*Do this*
All of the listing below must be repeated word for word. Pictures are the only thing to omit.
------ Data lines
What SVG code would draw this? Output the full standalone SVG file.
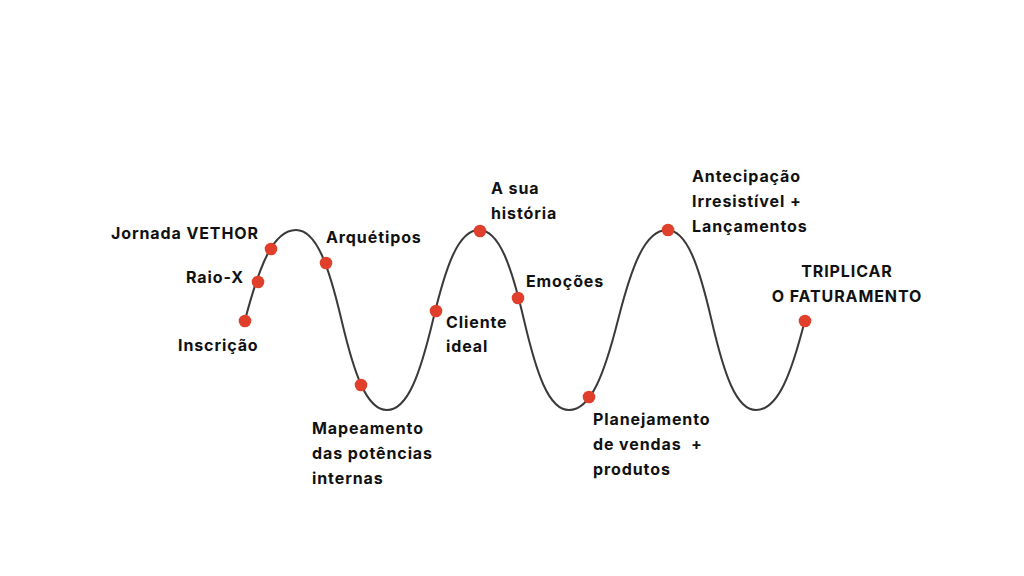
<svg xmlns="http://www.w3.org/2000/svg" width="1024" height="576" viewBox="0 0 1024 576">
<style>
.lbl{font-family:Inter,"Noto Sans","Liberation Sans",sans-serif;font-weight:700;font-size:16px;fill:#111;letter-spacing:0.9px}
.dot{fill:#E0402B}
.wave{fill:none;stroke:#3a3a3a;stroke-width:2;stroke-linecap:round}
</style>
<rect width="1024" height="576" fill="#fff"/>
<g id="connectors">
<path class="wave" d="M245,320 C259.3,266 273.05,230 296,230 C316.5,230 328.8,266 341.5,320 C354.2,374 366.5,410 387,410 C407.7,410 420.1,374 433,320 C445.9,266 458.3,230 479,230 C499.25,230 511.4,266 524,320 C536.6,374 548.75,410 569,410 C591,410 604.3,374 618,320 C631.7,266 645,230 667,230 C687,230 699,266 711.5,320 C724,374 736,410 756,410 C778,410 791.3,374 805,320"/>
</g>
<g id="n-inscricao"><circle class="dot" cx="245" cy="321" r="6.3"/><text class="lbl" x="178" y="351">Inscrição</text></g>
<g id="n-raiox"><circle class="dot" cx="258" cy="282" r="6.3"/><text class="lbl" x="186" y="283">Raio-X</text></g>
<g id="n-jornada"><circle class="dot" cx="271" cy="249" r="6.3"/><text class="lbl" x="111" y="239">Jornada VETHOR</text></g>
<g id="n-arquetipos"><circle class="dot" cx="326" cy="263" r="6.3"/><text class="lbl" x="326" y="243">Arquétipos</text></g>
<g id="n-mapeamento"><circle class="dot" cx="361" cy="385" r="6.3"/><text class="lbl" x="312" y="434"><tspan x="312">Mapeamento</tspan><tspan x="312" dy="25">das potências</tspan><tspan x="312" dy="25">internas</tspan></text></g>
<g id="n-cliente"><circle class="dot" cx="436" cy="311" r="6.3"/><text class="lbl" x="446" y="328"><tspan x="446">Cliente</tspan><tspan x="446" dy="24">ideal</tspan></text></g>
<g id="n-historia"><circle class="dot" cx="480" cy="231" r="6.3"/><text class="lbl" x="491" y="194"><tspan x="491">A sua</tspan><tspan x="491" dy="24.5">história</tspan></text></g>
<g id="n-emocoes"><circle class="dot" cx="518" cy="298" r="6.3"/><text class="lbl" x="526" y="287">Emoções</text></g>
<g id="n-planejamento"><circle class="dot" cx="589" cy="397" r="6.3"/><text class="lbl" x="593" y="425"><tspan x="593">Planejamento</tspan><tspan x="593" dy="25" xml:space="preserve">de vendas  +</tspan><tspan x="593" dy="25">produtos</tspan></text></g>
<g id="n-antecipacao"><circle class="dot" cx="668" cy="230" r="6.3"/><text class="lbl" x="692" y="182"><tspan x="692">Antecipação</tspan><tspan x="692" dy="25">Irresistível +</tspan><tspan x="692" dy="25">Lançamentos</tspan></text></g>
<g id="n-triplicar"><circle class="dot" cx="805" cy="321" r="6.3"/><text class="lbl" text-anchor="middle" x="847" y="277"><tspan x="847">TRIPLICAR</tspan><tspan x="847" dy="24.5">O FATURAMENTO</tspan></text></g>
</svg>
------------
*Result*
What SVG code would draw this? Output the full standalone SVG file.
<svg xmlns="http://www.w3.org/2000/svg" width="1024" height="576" viewBox="0 0 1024 576">
<style>
.lbl{font-family:Inter,"Noto Sans","Liberation Sans",sans-serif;font-weight:700;font-size:16px;fill:#111;letter-spacing:0.9px}
.dot{fill:#E0402B}
.wave{fill:none;stroke:#3a3a3a;stroke-width:2;stroke-linecap:round}
</style>
<rect width="1024" height="576" fill="#fff"/>
<g id="connectors">
<path class="wave" d="M245,320 C259.3,266 273.05,230 296,230 C316.5,230 328.8,266 341.5,320 C354.2,374 366.5,410 387,410 C407.7,410 420.1,374 433,320 C445.9,266 458.3,230 479,230 C499.25,230 511.4,266 524,320 C536.6,374 548.75,410 569,410 C591,410 604.3,374 618,320 C631.7,266 645,230 667,230 C687,230 699,266 711.5,320 C724,374 736,410 756,410 C778,410 791.3,374 805,320"/>
</g>
<g id="n-inscricao"><circle class="dot" cx="245" cy="321" r="6.3"/><text class="lbl" x="178" y="351">Inscrição</text></g>
<g id="n-raiox"><circle class="dot" cx="258" cy="282" r="6.3"/><text class="lbl" x="186" y="283">Raio-X</text></g>
<g id="n-jornada"><circle class="dot" cx="271" cy="249" r="6.3"/><text class="lbl" x="111" y="239">Jornada VETHOR</text></g>
<g id="n-arquetipos"><circle class="dot" cx="326" cy="263" r="6.3"/><text class="lbl" x="326" y="243">Arquétipos</text></g>
<g id="n-mapeamento"><circle class="dot" cx="361" cy="385" r="6.3"/><text class="lbl" x="312" y="434"><tspan x="312">Mapeamento</tspan><tspan x="312" dy="25">das potências</tspan><tspan x="312" dy="25">internas</tspan></text></g>
<g id="n-cliente"><circle class="dot" cx="436" cy="311" r="6.3"/><text class="lbl" x="446" y="328"><tspan x="446">Cliente</tspan><tspan x="446" dy="24">ideal</tspan></text></g>
<g id="n-historia"><circle class="dot" cx="480" cy="231" r="6.3"/><text class="lbl" x="491" y="194"><tspan x="491">A sua</tspan><tspan x="491" dy="24.5">história</tspan></text></g>
<g id="n-emocoes"><circle class="dot" cx="518" cy="298" r="6.3"/><text class="lbl" x="526" y="287">Emoções</text></g>
<g id="n-planejamento"><circle class="dot" cx="589" cy="397" r="6.3"/><text class="lbl" x="593" y="425"><tspan x="593">Planejamento</tspan><tspan x="593" dy="25" xml:space="preserve">de vendas  +</tspan><tspan x="593" dy="25">produtos</tspan></text></g>
<g id="n-antecipacao"><circle class="dot" cx="668" cy="230" r="6.3"/><text class="lbl" x="692" y="182"><tspan x="692">Antecipação</tspan><tspan x="692" dy="25">Irresistível +</tspan><tspan x="692" dy="25">Lançamentos</tspan></text></g>
<g id="n-triplicar"><circle class="dot" cx="805" cy="321" r="6.3"/><text class="lbl" text-anchor="middle" x="847" y="277"><tspan x="847">TRIPLICAR</tspan><tspan x="847" dy="24.5">O FATURAMENTO</tspan></text></g>
</svg>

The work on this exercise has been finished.